Last week, several of my singer-songwriting colleagues and myself gathered in a bar and shared original music to a quiet, attentive audience. And this was a bar that specializes in rock, punk, country, and blues, so this was far from some already-quiet coffee shop or house concert. We announced and promoted the concert as a “listening event,” kindly posting that talking was to be kept to a minimum. On the night of the show, one of the performers introduced the show, stating that we wanted to keep talking limited to the breaks in between sets and, of course, for ordering drinks. Aside from a few points where one of us had to ask a few people to quiet down, the evening was an incredible success. We raised significant dough for an important charity, had more personal interaction with the audience, and aside from a couple folks that were annoyed with the “please be quiet” reminders, everyone was incredibly pleased by the show.
There’s a time for loud, drunken concerts, certain music is meant more as background music, and any seasoned performer will have developed a thick skin when it comes to audiences. People are gonna request “Freebird,” talk during the show, fart, and heckle. That’s life.
Still, just like we need rowdy shows and need to keep concerts social events, we absolutely and I’d argue URGENTLY need more events that are quiet, intimate, and song-centric. I worry that, in a world of selfies, chatter, the enormous worth we currently afford to constant socializing, many of us have lost the ability to quietly, comfortably sit still and give every second of our focus to the performer and their music.
So here’s a list of 8 reasons why quiet concerts are not only needed, but well-worth the focus that listeners invest in them.
1. Quiet concerts depend upon a close connection between audience and performer(s).
It’s almost a little weird when you first attend a smaller, quieter show. We’ve all been to concerts and have felt like the singer was speaking directly to us. At listening rooms, they actually are.
2. The lyrical content of the music is better heard in these environments.
As a result, listeners get a more holistic experience of each song. Listening rooms, quiet concerts, house shows etc. are exercises in music appreciation that will change how you understand music. Seriously
3. They truly are QUIET.
Life gets noisy, whether we want it to or not. In a listening room setting, we each have a direct opportunity to step into a quiet space, get comfortable, and get inspired.
4. Musicians actually enjoy playing these shows.
I’ve talked to so many musicians, both as a performer and the many I’ve talked to via this site. Without exception, almost all of them seem to be tired of only playing noisy shows where the socializing, rather than the songs, are given center stage. Some musicians are only doing house shows as a direct response to disillusionment with louder, chattier concert experiences.
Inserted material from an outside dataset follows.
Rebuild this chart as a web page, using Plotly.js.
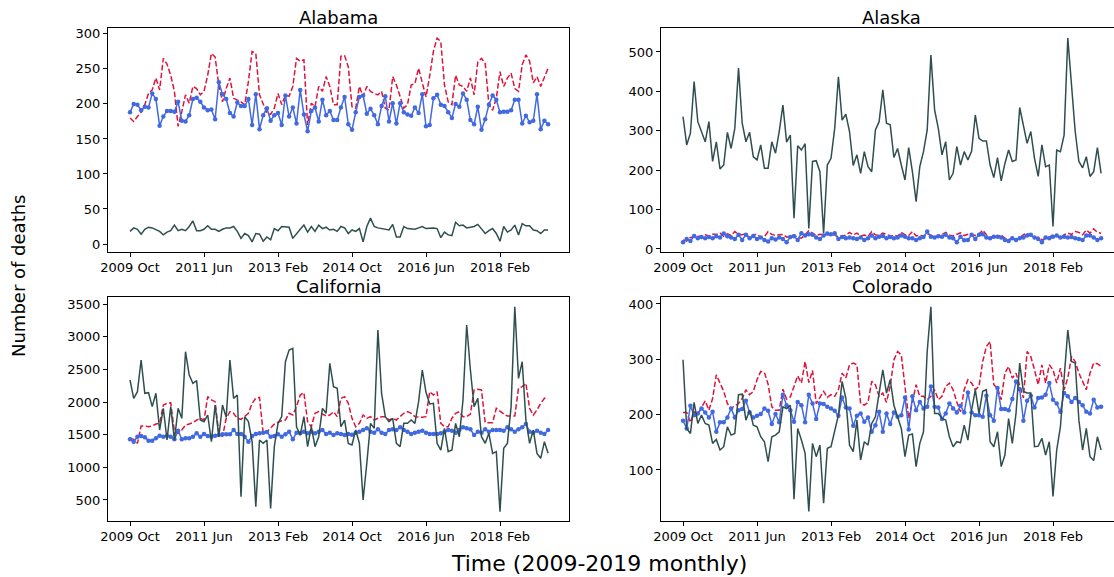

5. It’s easier to meet other music fans and musicians.
Seriously. I’ve both attended and played at a lot of house shows, listening rooms, etc. Since time is often specifically set aside to chat, enjoy food together, etc. you can have great conversations and connections with the people attending. Also, in most cases the featured musician sticks around to hang out with attendees.
6. You get to enter places and experience things you never would otherwise.
I‘ve seen so many unusual, beautiful homes and small venues, ate delicious food that I can’t even pronounce, and enjoyed evenings of music that were unlike any I’ve had before.
7. When it comes to smaller venues and house shows, you are directly supporting musicians with your attention AND your money.
Unless the concert is poorly organized or has too many performers, musicians can make a nice chunk of change at these events and in turn sustain their music careers.
8. The music sounds INCREDIBLE.
Seriously. Something about the small, cozy living rooms, with their wooden walls, floors and intimacy makes the music sound incredible. Also, quiet nights at usually-loud bars can improve communication between performers and the person running sound. Since it’s assumed that more attention will be given by the audience. those involved often become especially detailed in order to get the best sound.
There are plenty of other reasons why we need more listening rooms, quiet concerts, house shows, song-centric evening. But I hope this has given you a spark of curiosity in this approach to performance.